Thursday, May 26, 2011

Too long or too short?

Artists use various methods to measure distances accurately when working from a model or reference image, or to create realistic imagery from imagination (e.g. applying different rules of thumb regarding the relative proportions of the human figure, placement of facial features, etc.).


Often, though, fundamental drawing issues masquerade as proportion or placement errors.  You draw a figure, maybe the right arm looks too long... so you shorten it, but now it looks too short. Back and forth, try as you might, you can't seem to zero in on the right length. If you are experiencing this from time to time, or frequently, chances are there are underlying drawing issues causing the element in question to appear to be the wrong size.

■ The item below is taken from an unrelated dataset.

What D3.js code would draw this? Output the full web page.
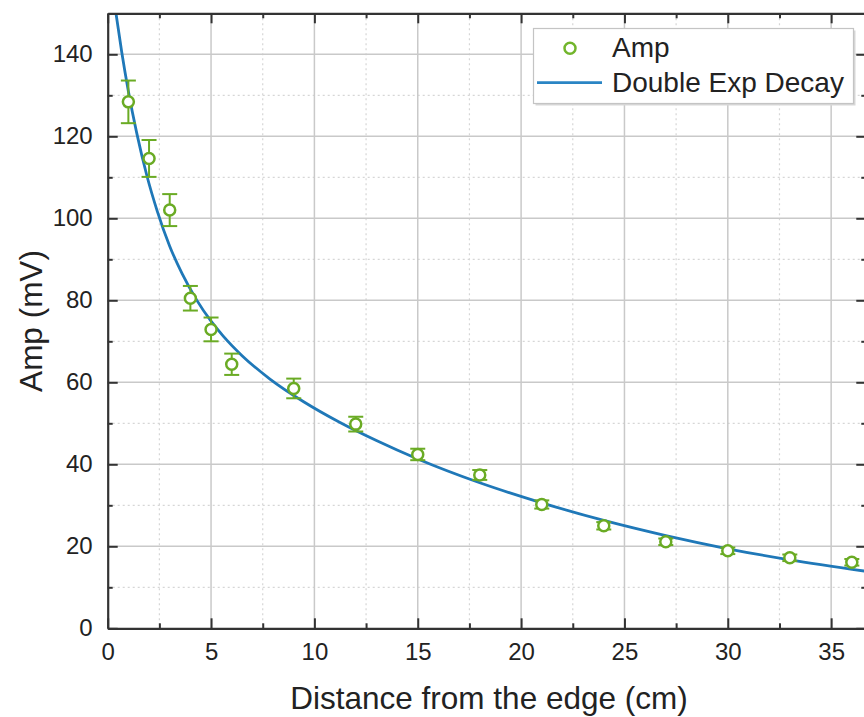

These two drawings use precisely the same outline. In the one on the left the boy's arm appears to be sitting tightly against his body, and his arm seems too short overall. In the one on the right, his arm appears to be extending toward the viewer, and is too long (click on the image for a larger version).


Note that even though the boy's hand in the image on the right is not larger than on the left, yet it still appears closer.

Here's a similar example. Even the ballerina's feet appear to be different lengths in the two images:

These pictures demonstrate a critical point about perception and basic drawing: shape is a more important and powerful factor in driving the perception of 3d than scale or perspective, and where an object appears to reside in 3d space has less to do with how it itself is drawn, and more to do with how it is connected to the "armature" (pun intended) that supports it. With proportion specifically, you can literally change the size of an element without actually enlarging it or reducing its 2d "footprint", by altering how it sits in space, via what's going on inside and around the given element.